Thanks Domenico for pointing out these facts about Maramotti, for the sake of brevity I only mentioned those works that can be seen on the permanent exhibition at the Max Mara factory, but it must be said that they keep collecting art and as you mentioned they acquired works by John F. Simon Jr., hopefully they will collect more works by new media artists in the future. But as you said (and we keep coming to the central issue here), that depends on the works by new media artists being perceived as culturally relevant.

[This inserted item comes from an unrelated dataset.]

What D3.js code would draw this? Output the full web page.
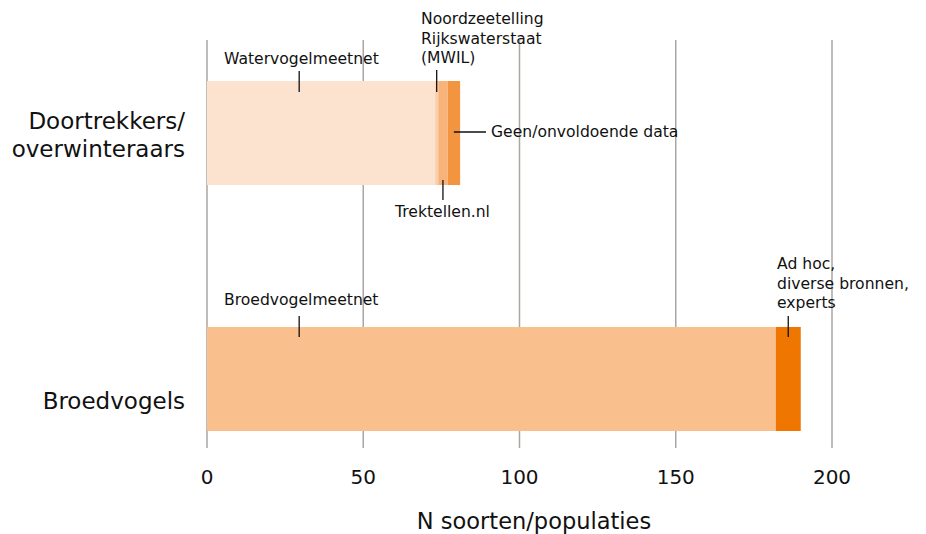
<!DOCTYPE html>
<html><head><meta charset="utf-8">
<script src="https://cdn.jsdelivr.net/npm/d3@7"></script>
<style>body{margin:0;background:#fff}svg{display:block}text{font-family:"DejaVu Sans",Verdana,sans-serif;fill:#111}</style>
</head><body><svg id="c" width="926" height="534"></svg>
<script>
const categories = ["Doortrekkers/\noverwinteraars", "Broedvogels"];
const sources = ["Watervogelmeetnet","Noordzeetelling Rijkswaterstaat (MWIL)","Trektellen.nl","Geen/onvoldoende data","Broedvogelmeetnet","Ad hoc, diverse bronnen, experts"];
const doortrekkers = [73, 1, 3, 4, 0, 0];
const broedvogels = [0, 0, 0, 0, 182, 8];
const colors = ["#fce3d0","#fbcfaa","#f8b37a","#f39440","#f9c08d","#ee7601"];
const tickValues = [0, 50, 100, 150, 200];
const xTitle = "N soorten/populaties";

const svg = d3.select("#c");
const x = d3.scaleLinear().domain([0, 200]).range([207, 832]);
const y = d3.scaleBand().domain(categories).range([81, 431]).paddingInner(0.5772).paddingOuter(0);

// grid
svg.append("g").selectAll("line").data(tickValues).join("line")
  .attr("x1", d => x(d)).attr("x2", d => x(d)).attr("y1", 40).attr("y2", 448)
  .attr("stroke", "#aaa6a2").attr("stroke-width", 1.5);

// bars
const rows = [doortrekkers, broedvogels];
rows.forEach((vals, i) => {
  let cum = 0;
  const segs = vals.map((v, j) => { const s = {x0: cum, x1: cum + v, c: colors[j]}; cum += v; return s; }).filter(s => s.x1 > s.x0);
  svg.append("g").selectAll("rect").data(segs).join("rect")
    .attr("x", d => x(d.x0)).attr("width", d => x(d.x1) - x(d.x0))
    .attr("y", y(categories[i])).attr("height", y.bandwidth())
    .attr("fill", d => d.c);
});

// category labels
const catY = [135, 401];
categories.forEach((c, i) => {
  const lines = c.split("\n");
  const t = svg.append("text").attr("text-anchor", "end").attr("font-size", 23);
  lines.forEach((l, k) => {
    t.append("tspan").attr("x", 185)
      .attr("y", catY[i] + (k - (lines.length - 1) / 2) * 28)
      .attr("dy", "0.35em").text(l);
  });
});

// axis ticks labels
svg.append("g").selectAll("text").data(tickValues).join("text")
  .attr("x", d => x(d)).attr("y", 477).attr("dy", "0.35em")
  .attr("text-anchor", "middle").attr("font-size", 20).text(d => d);

svg.append("text").attr("x", 534).attr("y", 521).attr("dy", "0.35em")
  .attr("text-anchor", "middle").attr("font-size", 22.5).text(xTitle);

// annotations
const t0 = y(categories[0]), t1 = y(categories[1]);
const ann = svg.append("g");
function vline(xv, y1, y2) {
  ann.append("line").attr("x1", x(xv)).attr("x2", x(xv)).attr("y1", y1).attr("y2", y2).attr("stroke", "#111").attr("stroke-width", 1.3);
}
function label(lines, xp, yFirst) {
  const t = ann.append("text").attr("font-size", 15.6);
  lines.forEach((l, k) => t.append("tspan").attr("x", xp).attr("y", yFirst + k * 19.5).text(l));
}
// Watervogelmeetnet
vline(29.5, t0 - 10, t0 + 11);
label(["Watervogelmeetnet"], 224, 64);
// Noordzeetelling
vline(73.5, t0 - 11, t0 + 11);
label(["Noordzeetelling", "Rijkswaterstaat", "(MWIL)"], 421, 24);
// Trektellen
const b0 = t0 + y.bandwidth();
vline(75.5, b0 - 5, b0 + 15);
label(["Trektellen.nl"], 395, 217);
// Geen
ann.append("line").attr("x1", x(79)).attr("x2", 486).attr("y1", 132).attr("y2", 132).attr("stroke", "#111").attr("stroke-width", 1.3);
label(["Geen/onvoldoende data"], 491, 137);
// Broedvogelmeetnet
vline(29.5, t1 - 11, t1 + 10);
label(["Broedvogelmeetnet"], 224, 305);
// Ad hoc
vline(186, t1 - 11, t1 + 10);
label(["Ad hoc,", "diverse bronnen,", "experts"], 777, 269);
</script></body></html>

I also share your concerns about [s]edition and its selling of foriginals, merely digital merchandising, and that collectors may identify new media art with these cheap sub-products. But I am also worried that initiatives such as [s]edition, the VIP Art Fair or Art.sy create a perception of new media as only a tool to show "traditional" contemporary art and that, as some of the most outstanding features of new media art (interactivity, connectivity, etc.) are integrated into our daily experiences with smartphone apps, advertising and so forth, it becomes harder to explain the cultural relevance of the artworks, particularly those which, as the TATE indicates: "critique or comment on the same digital technologies" (this Greenbergian definition could be the subject of another debate).

Finally, and following your statement: "I'm pretty sure new media art will never achieve it as a whole, and under this definition", I think that this is quite possible and that we may start to think about getting rid of this label. The question "why do we call it new media art and not just art?" has come up frequently in talks with artists and in my opinion we are kind of trapped in this self-made ghetto that is at the same time quite comfortable because it creates a separate art world in which artists, curators, researchers, etc. can gain recognition quicker (within the boundaries of this particular art world).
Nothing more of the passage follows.